Biden Climate Bill’s Biggest Boost is in Red Areas

CNN:

When President Joe Biden’s massive climate bill passed Congress in 2022, Republican Rep. Richard Hudson of North Carolina complained it was boondoggle.

The Inflation Reduction Act, which contained the largest climate investment in US history, would “throw money at woke climate and social programs that won’t work — including over $350 billion for ‘Green New Deal’ initiatives,” Hudson said in a statement after IRA’s passage.

But Hudson – now the head of House Republicans’ campaign committee – is one of the members of Congress whose district has benefitted the most from the climate law and its massive investment in clean energy.

About $12.7 billion in private investment has been announced in Hudson’s district since the bill passed, the second-highest amount in the nation. Much of it is from Toyota expanding a gargantuan car battery plant that has tripled in size since it was first announced. The factory will span the length of 756 football fields and will spur 5,100 new jobs, the company estimates.

Hudson isn’t alone. House Republicans uniformly voted against the IRA in August 2022 and have voted to repeal some of its biggest programs dozens of times, but their districts are disproportionately reaping its benefits.

The vast majority of the $346-billion-worth of announced investments – nearly 78% – has gone to Republican congressional districts, according to a CNN analysis of data from the nonpartisan Rhodium Group and the Massachusetts Institute of Technology.

3 thoughts on “Biden Climate Bill’s Biggest Boost is in Red Areas”


  1. I’m a huge fan of the idea of EVs for transportation. But I have a raised eyebrow here.

    EV sales in Ontario come in around 7% per year now (roughly 100-120K). AutoForcast Solutions VP in charge of global vehicle forecasting Sam Fiorani says, “The industry, the buyers and the charging structure is just not ready for faster growth. It’s going to take five to 10 years to get there” (meaning to reach ICE parity in sales).

    Here’s the list of battery plants just in Ontario (and one in Quebec). This investment represents many tens of billions of public dollars for this transition. Much cheering.

    So my question is batteries for what? The US – as you’ve shown here – is also massively investing in battery production, presumably for the same EV market south of the border Ontario manufacturers presume will be available to supply. Yet EV sales and infrastructure investment does not seem to me to align anywhere near this same scale for battery plant manufacturing. In fact, one (Umicore) has already suspended further construction (apparently) for just this reason. The market for the product does not seem to be materializing.

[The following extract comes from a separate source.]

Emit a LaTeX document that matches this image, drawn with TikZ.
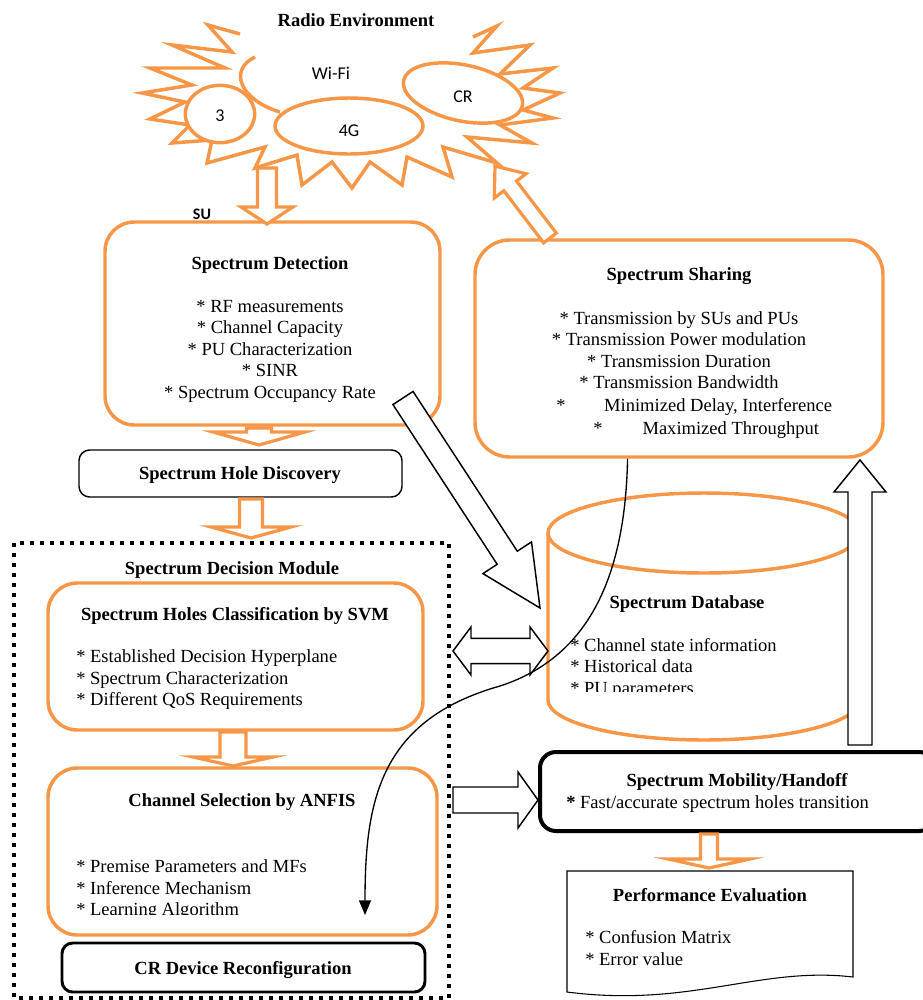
\documentclass[tikz,border=0pt]{standalone}
\usepackage{fontspec}
\setmainfont{Liberation Serif}
\newfontfamily\labelfont{Carlito}
\definecolor{EnvOrange}{RGB}{247,150,70}
\usetikzlibrary{calc, fit, positioning, shapes.geometric, arrows.meta}

\tikzset{
  orangebox/.style={draw=EnvOrange, line width=2.6pt, rounded corners=22pt, inner sep=0pt, fill=white},
  blackbox/.style={draw=black, line width=1.1pt, rounded corners=8pt, inner sep=0pt, fill=white},
  title/.style={font=\bfseries\fontsize{13.9}{16.1}\selectfont, inner sep=0pt},
  items/.style={font=\fontsize{13.9}{16.1}\selectfont, inner sep=0pt, align=left},
  orangearrow/.style={draw=EnvOrange, line width=2.4pt, fill=white},
  hollowarrow/.style={draw=black, line width=1.1pt, fill=white},
  envline/.style={draw=EnvOrange, line width=2.6pt},
  envellipse/.style={ellipse, draw=EnvOrange, line width=2.6pt, fill=white, inner sep=0pt},
  envlabel/.style={font=\labelfont\fontsize{13.5}{15}\selectfont, inner sep=0pt},
}

% block arrow: style, from, to, shaft half width, head half width, head length
\newcommand\blockarrow[6]{%
  \coordinate (head) at ($(#3)!#6!(#2)$);
  \draw[#1] ($(#2)!#4!90:(#3)$) -- ($(head)!#4!90:(#3)$) -- ($(head)!#5!90:(#3)$) -- (#3)
    -- ($(head)!#5!-90:(#3)$) -- ($(head)!#4!-90:(#3)$) -- ($(#2)!#4!-90:(#3)$) -- cycle;
}
% double headed block arrow
\newcommand\dblarrow[6]{%
  \coordinate (heada) at ($(#2)!#6!(#3)$);
  \coordinate (headb) at ($(#3)!#6!(#2)$);
  \draw[#1] (#2) -- ($(heada)!#5!90:(#3)$) -- ($(heada)!#4!90:(#3)$) -- ($(headb)!#4!90:(#3)$)
    -- ($(headb)!#5!90:(#3)$) -- (#3) -- ($(headb)!#5!-90:(#3)$) -- ($(headb)!#4!-90:(#3)$)
    -- ($(heada)!#4!-90:(#3)$) -- ($(heada)!#5!-90:(#3)$) -- cycle;
}

\begin{document}
\begin{tikzpicture}[x=0.75pt, y=-0.75pt]
\useasboundingbox (0,0) rectangle (923,1000);

% decision module frame
\draw[line width=3pt, dash pattern=on 3pt off 4.5pt] (14,543) rectangle (449,998);

% radio environment
\node[title] (radio) at (356,20) {Radio Environment};
\draw[envline] (240,34) -- (208,25) -- (232,52) -- (172,45) -- (225,68) -- (150,68) -- (192,85)
  -- (142,93) -- (185,102) -- (150,119) -- (190,125) -- (172,143) -- (212,140) -- (207,163)
  -- (265,147) -- (255,168) -- (297,155) -- (302,185) -- (332,162) -- (352,188) -- (370,162)
  -- (402,185) -- (407,157) -- (452,177) -- (443,147) -- (497,163) -- (467,137) -- (532,143)
  -- (500,125) -- (553,118) -- (523,110) -- (560,93) -- (523,88) -- (553,68) -- (500,74)
  -- (530,45) -- (473,53) -- (497,26) -- (473,37);
\draw[envline] (255,57) .. controls (228,70) and (240,100) .. (280,112);
\node[envlabel] (wifi) at (331,73) {Wi-Fi};
\node[envellipse, minimum width=52pt, minimum height=43pt] (three) at (220,114) {};
\node[envlabel] at (220,116) {3};
\node[envellipse, minimum width=111pt, minimum height=42pt] (fourg) at (349,126) {};
\node[envlabel] at (349,131) {4G};
\node[envellipse, minimum width=91pt, minimum height=42pt, rotate=-12] (cr) at (463,93) {};
\node[envlabel] at (463,97) {CR};
\node[font=\labelfont\bfseries\fontsize{12}{14}\selectfont, inner sep=0pt] (su) at (202,214) {SU};

% boxes
\node[orangebox, fit={(105,222) (440,425)}] (detect) {};
\node[orangebox, rounded corners=26pt, fit={(475,240) (883,457)}] (sharing) {};
\node[blackbox, fit={(79,450) (402,497)}] (hole) {};
\node[orangebox, fit={(48,583) (423,730)}] (svm) {};
\node[orangebox, fit={(48,768) (437,935)}] (anfis) {};
\node[blackbox, line width=2.2pt, fit={(62,943) (425,992)}] (crdev) {};
\node[blackbox, line width=3pt, rounded corners=12pt, fit={(540,752) (935,831)}] (mobility) {};

% database cylinder
\draw[envline, fill=white] (548,533) -- (548,700) .. controls (548,722) and (618,740) .. (704,740)
  .. controls (790,740) and (860,722) .. (860,700) -- (860,533);
\draw[envline] (548,533) .. controls (548,511) and (618,493) .. (704,493) .. controls (790,493) and (860,511) .. (860,533)
  .. controls (860,555) and (790,573) .. (704,573) .. controls (618,573) and (548,555) .. (548,533) -- cycle;

% performance evaluation
\draw[line width=0.8pt, fill=white] (567,871) -- (853,871) -- (853,977) .. controls (760,966) and (690,1008) .. (567,992) -- cycle;

% texts
\node[title] (holetitle) at (240,475) {Spectrum Hole Discovery};
\node[title] (crdevtitle) at (243,970) {CR Device Reconfiguration};

\node[title] (detecttitle) at (270,265) {Spectrum Detection};
\node[items, align=center] (detectitems) at (270,351) {* RF measurements\\* Channel Capacity\\* PU Characterization\\* SINR\\* Spectrum Occupancy Rate};

\node[title] (sharingtitle) at (679,276) {Spectrum Sharing};
\node[items, align=center] (sharingitems) at (679,350) {* Transmission by SUs and PUs\\* Transmission Power modulation\\* Transmission Duration\\* Transmission Bandwidth};
\node[items, anchor=west] (delay) at (556,407) {*\hspace{29pt}Minimized Delay, Interference};
\node[items, anchor=west] (throughput) at (593,430) {*\hspace{30pt}Maximized Throughput};

\node[title] (module) at (232,570) {Spectrum Decision Module};
\node[title] (svmtitle) at (235,616) {Spectrum Holes Classification by SVM};
\node[items, anchor=west] (svmitems) at (76,680) {* Established Decision Hyperplane\\* Spectrum Characterization\\* Different QoS Requirements};
\node[title] (anfistitle) at (242,802) {Channel Selection by ANFIS};
\begin{scope}
  \clip (48,840) rectangle (437,914);
  \node[items, anchor=west] (anfisitems) at (76,890) {* Premise Parameters and MFs\\* Inference Mechanism\\* Learning Algorithm};
\end{scope}

\node[title] (dbtitle) at (687,604) {Spectrum Database};
\begin{scope}
  \clip (548,620) rectangle (860,691);
  \node[items, anchor=west] (dbitems) at (570,668) {* Channel state information\\* Historical data\\* PU parameters};
\end{scope}

\node[title] (mobtitle) at (737,782) {Spectrum Mobility/Handoff};
\node[items, anchor=west] (mobitem) at (566,804) {\textbf{*} Fast/accurate spectrum holes transition};

\node[title] (perftitle) at (710,895) {Performance Evaluation};
\node[items, anchor=west] (perfitems) at (585,948) {* Confusion Matrix\\* Error value};

% orange arrows
\coordinate (su-from) at (267,168);
\coordinate (su-to) at (267,224);
\blockarrow{orangearrow}{su-from}{su-to}{7.1pt}{19.5pt}{12.75pt}
\coordinate (detect-out) at (259,428);
\coordinate (hole-in) at (259,445);
\blockarrow{orangearrow}{detect-out}{hole-in}{9.4pt}{34.5pt}{9.75pt}
\coordinate (hole-out) at (251,499);
\coordinate (module-in) at (251,538);
\blockarrow{orangearrow}{hole-out}{module-in}{8.6pt}{30pt}{8.25pt}
\coordinate (svm-out) at (233,732);
\coordinate (anfis-in) at (233,766);
\blockarrow{orangearrow}{svm-out}{anfis-in}{9.75pt}{30pt}{6.75pt}
\coordinate (mob-out) at (709,834);
\coordinate (perf-in) at (709,868);
\blockarrow{orangearrow}{mob-out}{perf-in}{6.4pt}{30.75pt}{6.75pt}
\coordinate (share-out) at (550,238);
\coordinate (radio-in) at (495,166);
\blockarrow{orangearrow}{share-out}{radio-in}{6pt}{15pt}{18.75pt}

% black arrows
\coordinate (detect-db) at (403,398);
\coordinate (db-in) at (540,608);
\blockarrow{hollowarrow}{detect-db}{db-in}{9pt}{21.75pt}{45pt}
\coordinate (module-db) at (453,651);
\coordinate (db-left) at (548,651);
\dblarrow{hollowarrow}{module-db}{db-left}{9.4pt}{18pt}{13.5pt}
\coordinate (anfis-mob) at (453,800);
\coordinate (mob-in) at (538,800);
\blockarrow{hollowarrow}{anfis-mob}{mob-in}{9.75pt}{21pt}{15pt}
\coordinate (mob-up) at (860,745);
\coordinate (share-in) at (860,460);
\blockarrow{hollowarrow}{mob-up}{share-in}{9pt}{19.5pt}{24pt}

% reconfiguration feedback
\coordinate (reconf) at (365,915);
\draw[line width=1pt, -{Triangle[length=11pt, width=9pt]}] ($(sharing.south west)!0.375!(sharing.south east)$)
  .. controls (625,590) and (580,660) .. (500,686) .. controls (380,720) and (365,800) .. (reconf);

\end{tikzpicture}
\end{document}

    So touting more and bigger EV battery plants being built and employing many thousands of workers as if a ‘good thing’ I think today suffers a current disconnect from reality. Reaching scale savings for the manufacturing of batteries for the coming wave of EVs also depends on a host of other factors that seem to get very little public coverage of the problems and high costs not being appropriately addressed that will thwart the supposed EV tsunami. But I do understand it presents a good image for politicians.


    1. Responding to a dire existential global emergency is going to have some hiccups. Bottlenecks, dearths, surpluses, delays… The US WWII mobilization was full of them; the FDR administration dealt with them with admirable flexility and agility; simply abandoned programs that weren’t working and pivoted to back up plans. It will always be impossible to get everything exactly right during an emergency; it’s far better to have too many batteries than not enough, not just for EVs, ferries, and trains in dark territory, but for grid storage and household & other building back up.


    2. Are all of those battery plants for cars?
      Other large-scale battery users:
      – residential storage (e.g., Powerwalls)
      – ebikes and scooters
      – grid storage
      – miscellaneous backup applications
      – buses (transit systems and schools)

      BEV and PHEV buses are projected to have pretty steady growth compared to cars and pickups, and are not limited by the availability of public chargers. While a typical EV car contains 40kWh (Ford Lightning 98-130kWh), EV buses that charge in a barn range from 250 – 660kWh.